Cita-cita “negara Islam” dianggap tidak berbeda dengan cita- cita menegakkan syariat Islam. Pelaksanaan syariat Islam adalah substansinya, sedangkan negara adalah wadah dan alatnya. Karena itu maka cita-cita penegakan syariat Islam membutuhkan wadah atau alat. Sehingga negara yang melaksanakan syariat Islam bisa disebut sebagai negara Islam”. Cita-cita itu dapat dicapai dengan “revolusi” atau pengambilalihan kekuasaan Negara, bisa Pula secara evolusi, yaitu melalui prosedur demokrasi. Cara mencapai itulah yang membedakan antara Darul Islam dengan Masyumi.
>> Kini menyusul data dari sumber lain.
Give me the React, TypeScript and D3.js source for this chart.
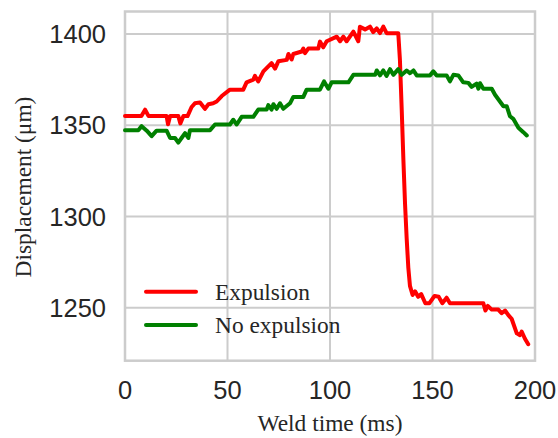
import React from "react";
import * as d3 from "d3";

const expulsionTime = [0, 8, 9.8, 11.5, 20.3, 21, 22, 26, 27, 28.5, 30.5, 32.5, 34.1, 36.6, 39, 40.7, 43, 44.7, 47.2, 51.2, 57.7, 59.3, 62.6, 63.4, 65, 67.5, 71.5, 73.2, 74.8, 78.9, 79.7, 81.3, 82.1, 86.2, 87, 87.8, 89.4, 94.3, 95.1, 96.7, 98.4, 103.3, 104.9, 106.5, 108.1, 111.4, 113.8, 114.6, 117.1, 119.5, 121.1, 122.8, 124.4, 126, 127.6, 133.3, 134.1, 135, 135.8, 136.6, 137.4, 138.2, 139, 140.3, 141.5, 143, 144.5, 146.5, 148.5, 151, 153, 154.8, 156.9, 158.5, 174.8, 175.8, 177, 178.9, 182.1, 183.7, 185.4, 187, 188.6, 191.1, 192.7, 193.5, 195.1, 196.7];
const expulsionDisp = [1355, 1355, 1358.5, 1355, 1355, 1350.5, 1355, 1355, 1351, 1355, 1355, 1360, 1362, 1362.5, 1359, 1361.5, 1362, 1363, 1366, 1369.5, 1369.5, 1373.5, 1375, 1377, 1374, 1379.5, 1384, 1381, 1385, 1385.8, 1389, 1386, 1389, 1390.4, 1392, 1389.5, 1392, 1392, 1395.8, 1392.7, 1396, 1398.5, 1396, 1398.5, 1396, 1401.3, 1396, 1404, 1402.5, 1404, 1401, 1403, 1400.5, 1404, 1400.4, 1400.4, 1386, 1358, 1331, 1307, 1288, 1272, 1262, 1257, 1259, 1256, 1257.5, 1252.5, 1252.5, 1256.5, 1256, 1252.5, 1255.5, 1252.5, 1252.5, 1248.5, 1251, 1249, 1249, 1247, 1248.5, 1246, 1244, 1236, 1235, 1237, 1233, 1230];

const noExpulsionTime = [0, 6.5, 8.1, 10.6, 13, 15.4, 20.3, 22, 24.4, 26, 27.6, 29.3, 30.9, 31.7, 41.5, 43.9, 51.2, 52.8, 54.5, 56.9, 62.6, 65, 69.1, 69.9, 71.5, 72.4, 74, 75.6, 77.2, 80.5, 82.1, 87, 88.6, 95.1, 97.1, 99.2, 100.8, 109, 111.4, 122, 122.8, 124.4, 126, 127.6, 129.3, 130.9, 133.3, 135, 137.4, 139, 140.7, 142.3, 148.8, 150.4, 152, 156.9, 158.5, 160.2, 162.6, 165, 167.5, 169.1, 171.5, 172.4, 173.2, 174.8, 178.9, 180.5, 182.9, 184.6, 186.2, 187.8, 189.4, 191.9, 194.3, 196];
const noExpulsionDisp = [1347.3, 1347.3, 1349.5, 1347, 1344, 1347, 1347, 1343, 1343, 1340.5, 1343, 1345.7, 1343, 1347.3, 1347.3, 1350.4, 1350.4, 1353, 1350.4, 1354.6, 1354.6, 1358.6, 1358.6, 1361, 1358.6, 1361.5, 1359, 1362, 1359, 1362, 1365.5, 1365.5, 1369.5, 1369.5, 1374, 1370, 1373.5, 1373.5, 1377.6, 1377.6, 1380, 1377.3, 1380, 1377, 1380.7, 1377.6, 1380.7, 1377.6, 1380, 1378.5, 1380, 1377.3, 1377.3, 1379.5, 1377.3, 1377.3, 1374, 1377.6, 1377.3, 1373.5, 1373.2, 1371, 1372.8, 1370, 1373, 1370, 1370, 1366.7, 1363, 1360.4, 1360.4, 1354.9, 1353.5, 1348.6, 1346.2, 1344.4];

const xTicks = [0, 50, 100, 150, 200];
const yTicks = [1250, 1300, 1350, 1400];
const seriesNames = ["Expulsion", "No expulsion"];
const seriesColors = ["#ff0000", "#008000"];

const W = 558, H = 438;
const L = 125, R = 535, T = 11.5, B = 360.7;

export default function App() {
  const x = d3.scaleLinear().domain([0, 200]).range([L, R]);
  const y = d3.scaleLinear().domain([1221, 1412.3]).range([B, T]);
  const line = d3.line<[number, number]>().x(d => x(d[0])).y(d => y(d[1]));
  const series = [
    expulsionTime.map((t, i) => [t, expulsionDisp[i]] as [number, number]),
    noExpulsionTime.map((t, i) => [t, noExpulsionDisp[i]] as [number, number]),
  ];
  const grid = "#cccccc";
  const sans = "'Liberation Sans', Arial, sans-serif";
  const serif = "'Liberation Serif', 'Times New Roman', serif";
  return (
    <svg width={W} height={H} style={{ position: "absolute", left: 0, top: 0, background: "#fff" }}>
      <rect x={0} y={0} width={W} height={H} fill="#fff" />
      {xTicks.map(t => (
        <line key={"gx" + t} x1={x(t)} x2={x(t)} y1={T} y2={B} stroke={grid} strokeWidth={2} />
      ))}
      {yTicks.map(t => (
        <line key={"gy" + t} x1={L} x2={R} y1={y(t)} y2={y(t)} stroke={grid} strokeWidth={2} />
      ))}
      <rect x={L} y={T} width={R - L} height={B - T} fill="none" stroke={grid} strokeWidth={2.5} />
      {series.map((s, i) => (
        <path key={i} d={line(s) || ""} fill="none" stroke={seriesColors[i]} strokeWidth={4} strokeLinejoin="round" strokeLinecap="round" />
      ))}
      {xTicks.map(t => (
        <text key={"tx" + t} x={x(t)} y={399} textAnchor="middle" fontFamily={sans} fontSize={25.5} fill="#262626">{t}</text>
      ))}
      {yTicks.map(t => (
        <text key={"ty" + t} x={106} y={y(t) + 9.2} textAnchor="end" fontFamily={sans} fontSize={25.5} fill="#262626">{t}</text>
      ))}
      <text x={330} y={431} textAnchor="middle" fontFamily={serif} fontSize={23.4} fill="#262626">Weld time (ms)</text>
      <text transform={`translate(31,187) rotate(-90)`} textAnchor="middle" fontFamily={serif} fontSize={23.4} fill="#262626">Displacement (μm)</text>
      {seriesNames.map((n, i) => (
        <g key={n}>
          <line x1={146} x2={196} y1={291.7 + i * 33.3} y2={291.7 + i * 33.3} stroke={seriesColors[i]} strokeWidth={4} strokeLinecap="round" />
          <text x={215} y={299.5 + i * 33.3} fontFamily={serif} fontSize={23.4} fill="#262626">{n}</text>
        </g>
      ))}
    </svg>
  );
}
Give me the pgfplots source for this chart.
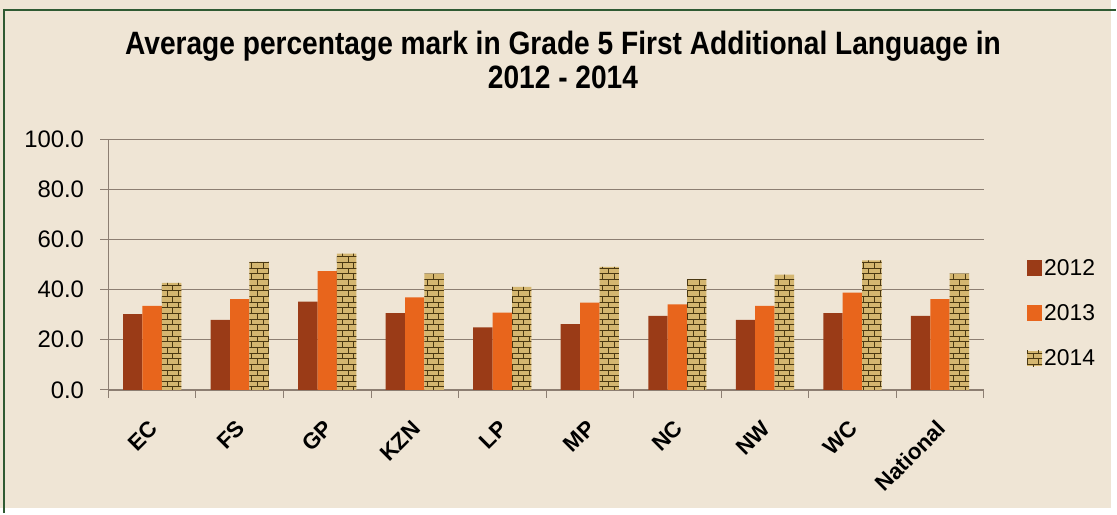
\documentclass[border=0pt]{standalone}
\usepackage{fontspec}
\setmainfont{Liberation Sans}
\newfontfamily\titlefont{Liberation Sans}[FakeStretch=0.87]
\usepackage{pgfplots}
\pgfplotsset{compat=1.18}
\usetikzlibrary{patterns}
\definecolor{bg}{HTML}{EFE5D5}
\definecolor{cA}{HTML}{9A3B17}
\definecolor{cB}{HTML}{E8651C}
\definecolor{cC}{HTML}{D4B670}
\definecolor{cCd}{HTML}{4A3812}
\definecolor{gridc}{HTML}{8C7E72}
\definecolor{framec}{HTML}{2F5A32}
\begin{document}
\begin{tikzpicture}[x=1pt,y=1pt]
\fill[bg] (0,0) rectangle (1117,511);
\draw[framec, line width=2pt] (4,-5) -- (4,501) -- (1122,501);
\node[font=\titlefont\bfseries\fontsize{32.5}{34}\selectfont, align=center] at (566,451) {Average percentage mark in Grade 5 First Additional Language in\\2012 - 2014};
\begin{axis}[
  at={(109pt,119pt)}, anchor=south west,
  scale only axis, width=880pt, height=252pt,
  ybar=0pt, bar width=19.5pt,
  xmin=-0.5, xmax=9.5, ymin=0, ymax=100,
  axis lines=left, axis line style={-, draw=gridc, line width=1.2pt},
  ytick={0,20,...,100},
  ymajorgrids, grid style={draw=gridc, line width=1.4pt},
  xtick={0,...,9},
  xticklabels={EC,FS,GP,KZN,LP,MP,NC,NW,WC,National},
  minor xtick={-0.5,0.5,...,9.5},
  tick align=outside,
  major tick length=8pt, minor tick length=8pt,
  every major x tick/.append style={draw=none},
  tick style={draw=gridc, line width=1pt},
  /pgf/number format/assume math mode=true,
  yticklabel style={/pgf/number format/.cd, fixed, fixed zerofill, precision=1, /tikz/.cd, font=\fontsize{24}{26}\selectfont, xshift=-13pt},
  xticklabel style={rotate=45, anchor=east, font=\bfseries\fontsize{22.5}{24}\selectfont, yshift=-20pt, xshift=-14.5pt},
  legend style={at={(1.046,0.306)}, anchor=west, draw=none, fill=none, row sep=24pt, font=\fontsize{23}{25}\selectfont, /tikz/every even column/.append style={column sep=7pt}},
  legend cell align=left,
  legend image code/.code={\fill[#1] (0pt,-8pt) rectangle (15pt,8pt);},
]
\addplot[fill=cA, draw=none] coordinates {(0,30.2) (1,27.9) (2,35.2) (3,30.6) (4,24.9) (5,26.2) (6,29.5) (7,27.9) (8,30.6) (9,29.5)};
\addplot[fill=cB, draw=none] coordinates {(0,33.5) (1,36.2) (2,47.4) (3,36.9) (4,30.8) (5,34.8) (6,34.1) (7,33.5) (8,38.8) (9,36.2)};
\addplot[fill=cC, draw=none, postaction={pattern=bricks, pattern color=cCd}] coordinates {(0,42.7) (1,51.1) (2,54.4) (3,46.4) (4,41.1) (5,49.1) (6,44.2) (7,46.0) (8,51.7) (9,46.4)};
\legend{2012,2013,2014}
\end{axis}
\end{tikzpicture}
\end{document}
Di mana posisi gerakan “Islam radikal” di masa reformasi ini? ‘ Gerakan mutakhir bisa disebut baru, karena ia lahir sebagai gejala euforia Reformasi dan boleh dikatakan merupakan konsekuensi proses demokratisasi. Proses ini tidak hanya melahirkan gerakan0gerakan kanan, tetapi juga gerakan-gerakan kiri. Hanya saja gerakan kiri dewasa ini baru terbatas pada tingkat wacana. Meskipun Partai Rakyat Demokratik (PRD) dapat makin mempertegas identitasnya sebagai partai komunis, walaupun partai “komunis baru”, semacam partai komunis Eropa yang dipelopori oleh Gramsci di Italia, sampai sekarang belum juga mendaftarkan diri sebagai partai, sebelum  ikut pemilu.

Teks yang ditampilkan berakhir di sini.